Article i 'Tidsskrift for arbejdsliv' no. 4 2003, page 21-40.
Helle Bach og Peter Sidelmann
This article explores why women are relatively poorly represented at the executive level within the Danish ministries. By means of a questionnaire distributed among 800 academic employees within 15 ministries and 26 interviews carried out in four different ministries, we examine the explanatory power of various theoretical contributions within the field of gender research, which all point to different dynamics causing gender related barriers concerning men's and women's dissimilar career developments.
The findings of our study point especially challenge the validity of the structural explanations commonly associated with Kanter (1977) and show no evidence that men’s and women’s respective career developments should be caused by either the departments' gender ratio or by a dissimilar placement in the departments' opportunity structure. Moreover, our data suggest that it is a ‘myth’ that the ministries’ female employees should be more uncertain of whether they can manage an executive position or should be less focused on their working life and career development as compared to the men.
Our findings rather indicate that it is the working conditions facilitating promotion that boost the demand for men and reduce the supply of women.

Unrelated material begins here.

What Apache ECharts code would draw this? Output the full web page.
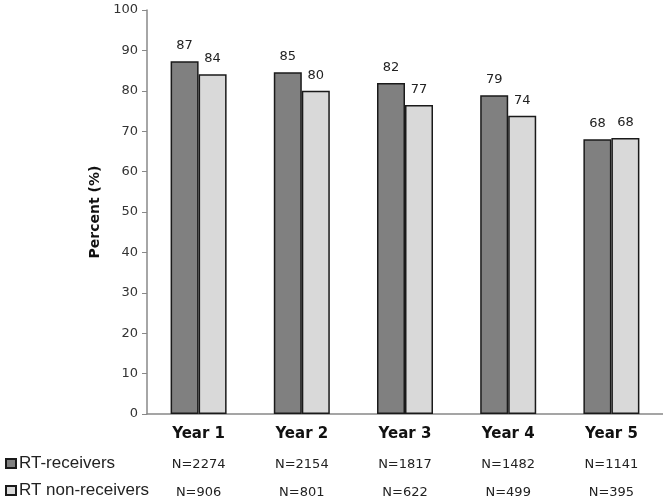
<!DOCTYPE html>
<html>
<head>
<meta charset="utf-8">
<script src="https://cdn.jsdelivr.net/npm/echarts@6/dist/echarts.min.js"></script>
<style>html,body{margin:0;padding:0;background:#fff}#c{width:663px;height:504px}</style>
</head>
<body>
<div id="c"></div>
<script>
var categories = ['Year 1', 'Year 2', 'Year 3', 'Year 4', 'Year 5'];
var seriesNames = ['RT-receivers', 'RT non-receivers'];
var receivers = [87.3, 84.6, 81.9, 78.9, 68.0];
var nonReceivers = [84.1, 80.0, 76.5, 73.8, 68.3];
var receiverLabels = [87, 85, 82, 79, 68];
var nonReceiverLabels = [84, 80, 77, 74, 68];
var receiverN = ['N=2274', 'N=2154', 'N=1817', 'N=1482', 'N=1141'];
var nonReceiverN = ['N=906', 'N=801', 'N=622', 'N=499', 'N=395'];
var yTicks = [0, 10, 20, 30, 40, 50, 60, 70, 80, 90, 100];

var chart = echarts.init(document.getElementById('c'));
function labelFor(arr) {
  return function (p) { return String(arr[p.dataIndex]); };
}
var legendCommon = {
  orient: 'horizontal', left: 5, padding: 0,
  itemWidth: 10, itemHeight: 9, icon: 'rect', itemGap: 2,
  textStyle: { fontFamily: 'Liberation Sans, Arial', fontSize: 17, color: '#222', padding: [0, 0, 0, -2] }
};
chart.setOption({
  animation: false,
  backgroundColor: '#ffffff',
  grid: { left: 147, right: 0, top: 10, bottom: 90 },
  legend: [
    Object.assign({}, legendCommon, { top: 455, data: [seriesNames[0]] }),
    Object.assign({}, legendCommon, { top: 482, data: [seriesNames[1]] })
  ],
  xAxis: [
    {
      type: 'category', data: categories, position: 'bottom',
      axisLine: { lineStyle: { color: '#888', width: 1.5 } },
      axisTick: { show: false },
      axisLabel: { fontFamily: 'DejaVu Sans', fontWeight: 'bold', fontSize: 15, color: '#111', margin: 13 }
    },
    {
      type: 'category', data: receiverN, position: 'bottom', offset: 44,
      axisLine: { show: false }, axisTick: { show: false },
      axisLabel: { fontFamily: 'DejaVu Sans', fontSize: 13, color: '#222', margin: 0 }
    },
    {
      type: 'category', data: nonReceiverN, position: 'bottom', offset: 72,
      axisLine: { show: false }, axisTick: { show: false },
      axisLabel: { fontFamily: 'DejaVu Sans', fontSize: 13, color: '#222', margin: 0 }
    }
  ],
  yAxis: {
    type: 'value', min: yTicks[0], max: yTicks[yTicks.length - 1], interval: 10,
    name: 'Percent (%)', nameLocation: 'middle', nameGap: 44, nameRotate: 90,
    nameTextStyle: { fontFamily: 'DejaVu Sans', fontWeight: 'bold', fontSize: 14, color: '#111' },
    axisLine: { show: true, lineStyle: { color: '#888', width: 1.5 } },
    axisTick: { show: true, length: 5, lineStyle: { color: '#888' } },
    axisLabel: { fontFamily: 'DejaVu Sans', fontSize: 13, color: '#333', margin: 9 },
    splitLine: { show: false }
  },
  series: [
    {
      name: seriesNames[0], type: 'bar', data: receivers, xAxisIndex: 0,
      barWidth: 28, barGap: '0%',
      itemStyle: { color: '#808080', borderColor: '#1a1a1a', borderWidth: 1.5 },
      label: { show: true, position: 'top', distance: 9, formatter: labelFor(receiverLabels),
        fontFamily: 'DejaVu Sans', fontSize: 13, color: '#222' }
    },
    {
      name: seriesNames[1], type: 'bar', data: nonReceivers, xAxisIndex: 0,
      barWidth: 28, barGap: '0%',
      itemStyle: { color: '#d9d9d9', borderColor: '#1a1a1a', borderWidth: 1.5 },
      label: { show: true, position: 'top', distance: 9, formatter: labelFor(nonReceiverLabels),
        fontFamily: 'DejaVu Sans', fontSize: 13, color: '#222' }
    }
  ]
});
</script>
</body>
</html>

With respect to the demand for leaders, the informal expectations of work performance inherent in the departments’ organisational culture seem to play an important role. Because of the attention one receives from executive level, showing flexibility in order to address pressing political issues at short notice constitutes considerable career boosting. Due to the division of labour at home, however, men often have an advantage meeting these requirements, making them more visible in the organisations than women. On the supply side, women are not to the same extent willing to give a lower priority to the needs of their children, just as they - due to the domestic division of labour - do not have the opportunity to stay as many hours at the workplace or show the same degree of flexibility regarding unplanned tasks.